**Task description**. Retype each line of the material exactly, please, skipping any picture in it.

# Start of Collected data

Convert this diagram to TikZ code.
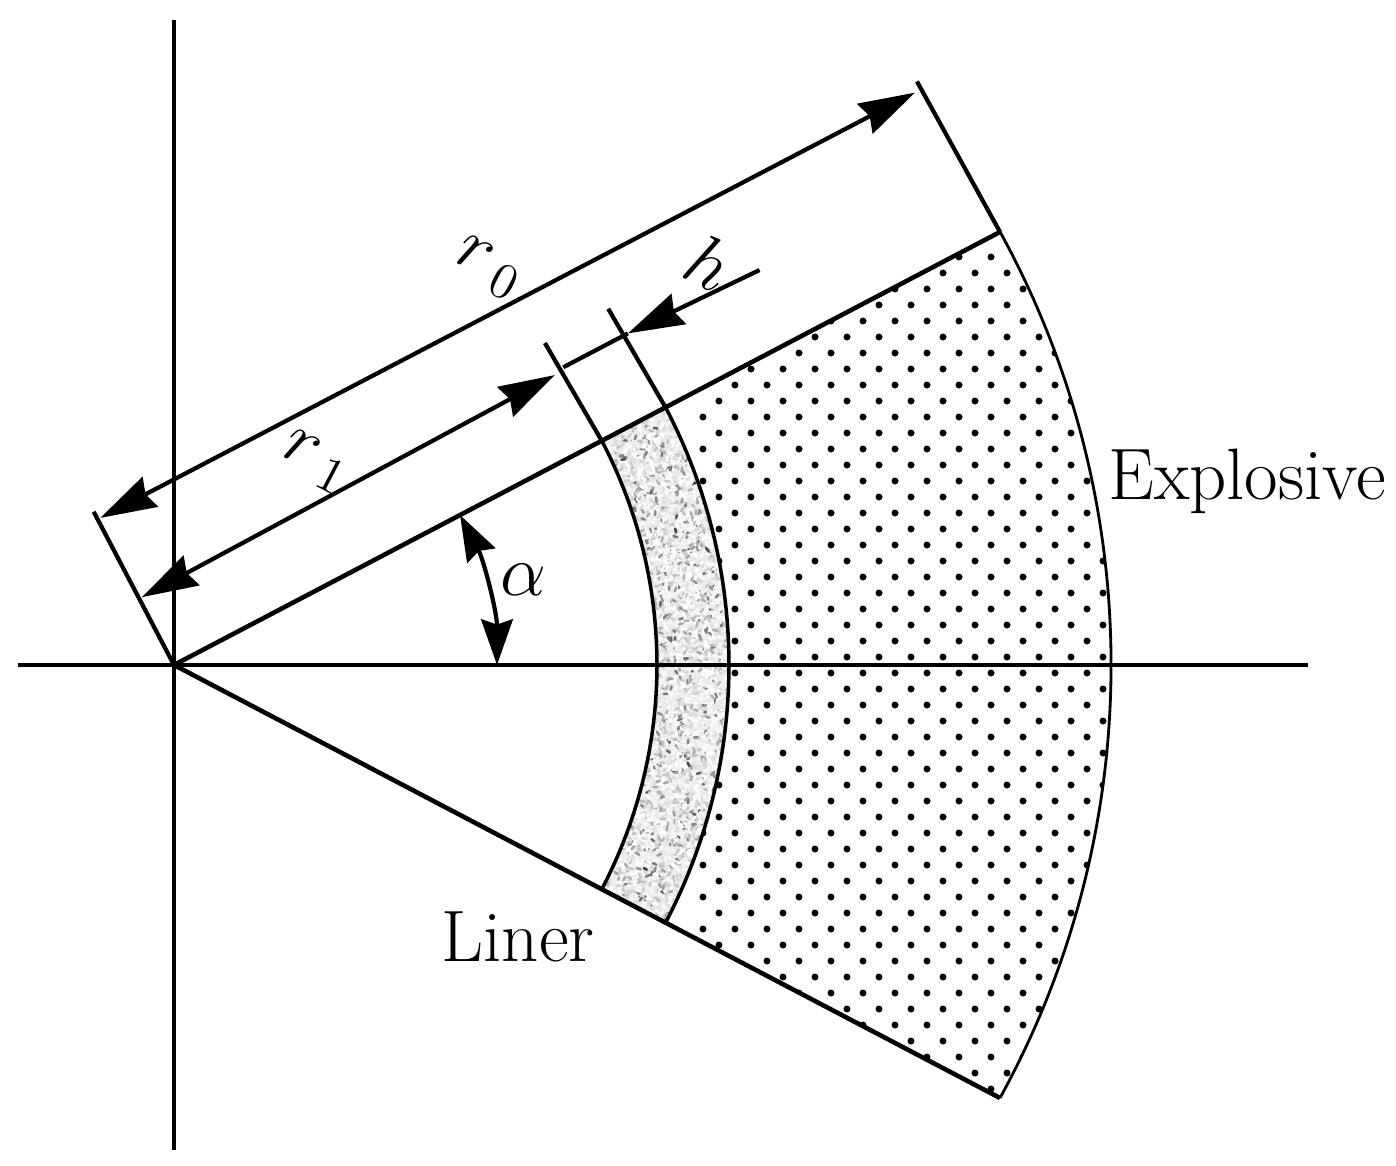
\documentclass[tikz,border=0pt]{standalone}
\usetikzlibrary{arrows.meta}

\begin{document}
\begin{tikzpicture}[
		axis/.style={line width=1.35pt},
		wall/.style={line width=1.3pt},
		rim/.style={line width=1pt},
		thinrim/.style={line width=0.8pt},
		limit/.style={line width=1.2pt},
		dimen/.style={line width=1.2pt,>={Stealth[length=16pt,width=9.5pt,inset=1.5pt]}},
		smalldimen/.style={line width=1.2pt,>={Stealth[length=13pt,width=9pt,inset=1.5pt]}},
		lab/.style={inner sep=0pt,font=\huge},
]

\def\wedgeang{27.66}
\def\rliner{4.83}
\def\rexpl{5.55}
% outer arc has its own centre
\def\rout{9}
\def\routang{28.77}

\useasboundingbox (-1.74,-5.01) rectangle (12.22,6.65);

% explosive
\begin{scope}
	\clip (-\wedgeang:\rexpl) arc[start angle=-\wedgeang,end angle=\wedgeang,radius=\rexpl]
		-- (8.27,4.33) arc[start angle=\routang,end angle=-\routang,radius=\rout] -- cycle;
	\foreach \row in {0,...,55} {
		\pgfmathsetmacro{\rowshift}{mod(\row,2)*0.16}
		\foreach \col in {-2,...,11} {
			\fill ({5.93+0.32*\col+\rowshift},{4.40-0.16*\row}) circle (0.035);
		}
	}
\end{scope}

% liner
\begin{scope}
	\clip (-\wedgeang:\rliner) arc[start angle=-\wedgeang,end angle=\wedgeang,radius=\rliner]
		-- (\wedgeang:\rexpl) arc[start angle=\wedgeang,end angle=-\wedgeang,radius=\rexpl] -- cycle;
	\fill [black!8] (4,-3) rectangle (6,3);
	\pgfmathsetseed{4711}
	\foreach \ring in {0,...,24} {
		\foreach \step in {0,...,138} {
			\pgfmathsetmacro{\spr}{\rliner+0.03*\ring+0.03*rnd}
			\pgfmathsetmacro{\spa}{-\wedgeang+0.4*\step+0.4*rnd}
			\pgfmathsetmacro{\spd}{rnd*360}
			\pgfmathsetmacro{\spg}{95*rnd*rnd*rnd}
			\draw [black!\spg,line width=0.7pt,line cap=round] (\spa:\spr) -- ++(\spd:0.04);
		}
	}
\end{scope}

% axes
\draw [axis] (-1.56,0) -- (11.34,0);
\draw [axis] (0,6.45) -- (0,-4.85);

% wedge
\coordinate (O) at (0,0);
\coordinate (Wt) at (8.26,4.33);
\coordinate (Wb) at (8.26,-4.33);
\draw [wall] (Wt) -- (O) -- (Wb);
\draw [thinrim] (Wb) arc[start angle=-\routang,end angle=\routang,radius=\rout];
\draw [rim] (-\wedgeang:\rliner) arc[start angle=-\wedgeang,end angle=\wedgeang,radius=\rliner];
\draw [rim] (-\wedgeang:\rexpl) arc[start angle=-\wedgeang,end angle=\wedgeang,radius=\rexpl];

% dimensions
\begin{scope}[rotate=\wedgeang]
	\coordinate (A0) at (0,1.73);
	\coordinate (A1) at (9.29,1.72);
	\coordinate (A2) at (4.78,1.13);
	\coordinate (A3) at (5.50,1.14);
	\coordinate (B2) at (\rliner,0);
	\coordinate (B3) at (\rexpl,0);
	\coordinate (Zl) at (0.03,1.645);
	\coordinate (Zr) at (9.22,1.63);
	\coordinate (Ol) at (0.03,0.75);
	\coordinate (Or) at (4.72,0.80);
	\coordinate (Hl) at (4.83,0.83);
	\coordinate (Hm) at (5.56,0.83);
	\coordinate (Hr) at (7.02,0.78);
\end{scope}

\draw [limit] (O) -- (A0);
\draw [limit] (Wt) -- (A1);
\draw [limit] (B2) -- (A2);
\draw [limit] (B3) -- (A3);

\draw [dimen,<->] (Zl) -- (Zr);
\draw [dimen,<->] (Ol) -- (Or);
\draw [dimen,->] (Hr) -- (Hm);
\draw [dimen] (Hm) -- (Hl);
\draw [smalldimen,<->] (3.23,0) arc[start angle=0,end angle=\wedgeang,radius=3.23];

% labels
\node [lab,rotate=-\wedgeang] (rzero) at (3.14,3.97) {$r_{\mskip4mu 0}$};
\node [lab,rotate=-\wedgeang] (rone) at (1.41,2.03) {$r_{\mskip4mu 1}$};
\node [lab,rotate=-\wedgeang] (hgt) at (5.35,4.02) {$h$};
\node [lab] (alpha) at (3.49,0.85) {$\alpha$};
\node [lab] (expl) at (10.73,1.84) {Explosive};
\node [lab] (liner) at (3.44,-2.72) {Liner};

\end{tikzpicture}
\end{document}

# End of Collected data

**Task output**.
Convert this diagram to TikZ code.
\documentclass[tikz,border=0pt]{standalone}
\usetikzlibrary{arrows.meta}

\begin{document}
\begin{tikzpicture}[
		axis/.style={line width=1.35pt},
		wall/.style={line width=1.3pt},
		rim/.style={line width=1pt},
		thinrim/.style={line width=0.8pt},
		limit/.style={line width=1.2pt},
		dimen/.style={line width=1.2pt,>={Stealth[length=16pt,width=9.5pt,inset=1.5pt]}},
		smalldimen/.style={line width=1.2pt,>={Stealth[length=13pt,width=9pt,inset=1.5pt]}},
		lab/.style={inner sep=0pt,font=\huge},
]

\def\wedgeang{27.66}
\def\rliner{4.83}
\def\rexpl{5.55}
% outer arc has its own centre
\def\rout{9}
\def\routang{28.77}

\useasboundingbox (-1.74,-5.01) rectangle (12.22,6.65);

% explosive
\begin{scope}
	\clip (-\wedgeang:\rexpl) arc[start angle=-\wedgeang,end angle=\wedgeang,radius=\rexpl]
		-- (8.27,4.33) arc[start angle=\routang,end angle=-\routang,radius=\rout] -- cycle;
	\foreach \row in {0,...,55} {
		\pgfmathsetmacro{\rowshift}{mod(\row,2)*0.16}
		\foreach \col in {-2,...,11} {
			\fill ({5.93+0.32*\col+\rowshift},{4.40-0.16*\row}) circle (0.035);
		}
	}
\end{scope}

% liner
\begin{scope}
	\clip (-\wedgeang:\rliner) arc[start angle=-\wedgeang,end angle=\wedgeang,radius=\rliner]
		-- (\wedgeang:\rexpl) arc[start angle=\wedgeang,end angle=-\wedgeang,radius=\rexpl] -- cycle;
	\fill [black!8] (4,-3) rectangle (6,3);
	\pgfmathsetseed{4711}
	\foreach \ring in {0,...,24} {
		\foreach \step in {0,...,138} {
			\pgfmathsetmacro{\spr}{\rliner+0.03*\ring+0.03*rnd}
			\pgfmathsetmacro{\spa}{-\wedgeang+0.4*\step+0.4*rnd}
			\pgfmathsetmacro{\spd}{rnd*360}
			\pgfmathsetmacro{\spg}{95*rnd*rnd*rnd}
			\draw [black!\spg,line width=0.7pt,line cap=round] (\spa:\spr) -- ++(\spd:0.04);
		}
	}
\end{scope}

% axes
\draw [axis] (-1.56,0) -- (11.34,0);
\draw [axis] (0,6.45) -- (0,-4.85);

% wedge
\coordinate (O) at (0,0);
\coordinate (Wt) at (8.26,4.33);
\coordinate (Wb) at (8.26,-4.33);
\draw [wall] (Wt) -- (O) -- (Wb);
\draw [thinrim] (Wb) arc[start angle=-\routang,end angle=\routang,radius=\rout];
\draw [rim] (-\wedgeang:\rliner) arc[start angle=-\wedgeang,end angle=\wedgeang,radius=\rliner];
\draw [rim] (-\wedgeang:\rexpl) arc[start angle=-\wedgeang,end angle=\wedgeang,radius=\rexpl];

% dimensions
\begin{scope}[rotate=\wedgeang]
	\coordinate (A0) at (0,1.73);
	\coordinate (A1) at (9.29,1.72);
	\coordinate (A2) at (4.78,1.13);
	\coordinate (A3) at (5.50,1.14);
	\coordinate (B2) at (\rliner,0);
	\coordinate (B3) at (\rexpl,0);
	\coordinate (Zl) at (0.03,1.645);
	\coordinate (Zr) at (9.22,1.63);
	\coordinate (Ol) at (0.03,0.75);
	\coordinate (Or) at (4.72,0.80);
	\coordinate (Hl) at (4.83,0.83);
	\coordinate (Hm) at (5.56,0.83);
	\coordinate (Hr) at (7.02,0.78);
\end{scope}

\draw [limit] (O) -- (A0);
\draw [limit] (Wt) -- (A1);
\draw [limit] (B2) -- (A2);
\draw [limit] (B3) -- (A3);

\draw [dimen,<->] (Zl) -- (Zr);
\draw [dimen,<->] (Ol) -- (Or);
\draw [dimen,->] (Hr) -- (Hm);
\draw [dimen] (Hm) -- (Hl);
\draw [smalldimen,<->] (3.23,0) arc[start angle=0,end angle=\wedgeang,radius=3.23];

% labels
\node [lab,rotate=-\wedgeang] (rzero) at (3.14,3.97) {$r_{\mskip4mu 0}$};
\node [lab,rotate=-\wedgeang] (rone) at (1.41,2.03) {$r_{\mskip4mu 1}$};
\node [lab,rotate=-\wedgeang] (hgt) at (5.35,4.02) {$h$};
\node [lab] (alpha) at (3.49,0.85) {$\alpha$};
\node [lab] (expl) at (10.73,1.84) {Explosive};
\node [lab] (liner) at (3.44,-2.72) {Liner};

\end{tikzpicture}
\end{document}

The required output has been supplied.